The socialist authorities in Vietnam are trying to bring the religious communities into line by means of extensive surveillance, harassment, infiltration and other repressive measures. According to information of the Interfaith Council, representatives of the Cao Dai religion, the Hoa Hao Buddhists, the Buddhist Unified Church and the Catholic and Protestant churches regularly send reports about serious restrictions on their freedom of belief. Thus, there are bans on religious ceremonies, meetings are broken up and worshipers are kept from traveling to religious festivities. The authorities are trying to pressurize the religious communities to join state-friendly groups.

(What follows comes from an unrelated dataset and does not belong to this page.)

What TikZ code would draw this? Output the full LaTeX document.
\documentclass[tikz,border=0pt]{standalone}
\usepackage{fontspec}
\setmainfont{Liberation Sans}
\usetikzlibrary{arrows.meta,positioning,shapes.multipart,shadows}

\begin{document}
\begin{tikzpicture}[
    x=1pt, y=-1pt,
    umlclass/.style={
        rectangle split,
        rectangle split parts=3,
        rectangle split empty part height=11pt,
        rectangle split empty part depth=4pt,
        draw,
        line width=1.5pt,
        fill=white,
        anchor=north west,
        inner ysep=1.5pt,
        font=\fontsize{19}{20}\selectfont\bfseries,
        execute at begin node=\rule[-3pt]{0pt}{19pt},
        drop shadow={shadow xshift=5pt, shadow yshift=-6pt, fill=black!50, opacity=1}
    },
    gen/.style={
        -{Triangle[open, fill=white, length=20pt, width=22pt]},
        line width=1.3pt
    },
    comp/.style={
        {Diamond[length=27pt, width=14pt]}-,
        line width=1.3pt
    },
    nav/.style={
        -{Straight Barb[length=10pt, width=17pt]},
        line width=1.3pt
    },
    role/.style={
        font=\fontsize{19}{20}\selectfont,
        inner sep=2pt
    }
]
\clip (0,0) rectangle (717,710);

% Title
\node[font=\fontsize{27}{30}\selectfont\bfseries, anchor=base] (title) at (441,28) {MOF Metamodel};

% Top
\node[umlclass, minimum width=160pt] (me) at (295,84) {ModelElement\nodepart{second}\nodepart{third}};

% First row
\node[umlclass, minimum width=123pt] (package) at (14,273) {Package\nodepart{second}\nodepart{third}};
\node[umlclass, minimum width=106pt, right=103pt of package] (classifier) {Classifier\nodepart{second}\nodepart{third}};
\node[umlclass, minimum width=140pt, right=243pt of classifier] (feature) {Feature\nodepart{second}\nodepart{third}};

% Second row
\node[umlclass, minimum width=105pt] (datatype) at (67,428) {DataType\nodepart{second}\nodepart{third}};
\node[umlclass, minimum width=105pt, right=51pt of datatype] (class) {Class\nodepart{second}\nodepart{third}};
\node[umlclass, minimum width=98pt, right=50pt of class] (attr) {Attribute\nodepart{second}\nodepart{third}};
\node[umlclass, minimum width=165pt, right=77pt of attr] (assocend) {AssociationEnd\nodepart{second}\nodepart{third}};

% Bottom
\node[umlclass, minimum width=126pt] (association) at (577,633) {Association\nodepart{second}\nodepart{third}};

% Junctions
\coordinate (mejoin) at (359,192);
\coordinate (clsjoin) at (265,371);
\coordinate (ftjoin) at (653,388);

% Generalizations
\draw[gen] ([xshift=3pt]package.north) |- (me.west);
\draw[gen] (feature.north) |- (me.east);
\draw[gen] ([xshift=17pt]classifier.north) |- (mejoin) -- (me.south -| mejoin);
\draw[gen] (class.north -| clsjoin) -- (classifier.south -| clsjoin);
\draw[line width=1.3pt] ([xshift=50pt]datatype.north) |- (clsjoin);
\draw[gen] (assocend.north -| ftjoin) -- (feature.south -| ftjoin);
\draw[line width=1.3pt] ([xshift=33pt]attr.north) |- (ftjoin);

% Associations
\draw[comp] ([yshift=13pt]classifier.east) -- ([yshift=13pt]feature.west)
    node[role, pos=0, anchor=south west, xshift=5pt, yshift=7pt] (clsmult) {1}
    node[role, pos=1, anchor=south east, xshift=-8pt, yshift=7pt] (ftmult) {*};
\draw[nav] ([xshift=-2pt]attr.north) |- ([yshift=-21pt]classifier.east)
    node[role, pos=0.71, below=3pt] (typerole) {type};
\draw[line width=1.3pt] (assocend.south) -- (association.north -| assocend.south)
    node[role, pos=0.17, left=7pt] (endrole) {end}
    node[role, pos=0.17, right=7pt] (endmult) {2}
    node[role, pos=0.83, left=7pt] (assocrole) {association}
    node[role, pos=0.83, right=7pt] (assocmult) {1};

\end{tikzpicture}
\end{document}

In recent days, there have been several violations of the freedom of religion. Thus, a temple of the Cao Dai in the region of Tuy An (Phu Yen Province) was destroyed by order of the authorities on April 13, 2015, allegedly in order to expand a road. However, the religious community was neither offered other premises nor paid any damages. Since 1975, the authorities ordered more than 250 Cao Dai temples to be destroyed or confiscated.
The authorities are also going to a lot of trouble to obstruct the Interfaith Council's work. On March 27, 2015, a delegation was prevented from organizing a charity event for veterans from South Vietnam (near the city of Hue) who aren't getting their social benefits.
The Buddhist Unified Church recently received threats that the Lien Tri pagoda in Ho Chi Minh City (former Saigon) is to be destroyed unless the organization stops its public protests against the lack of religious freedom.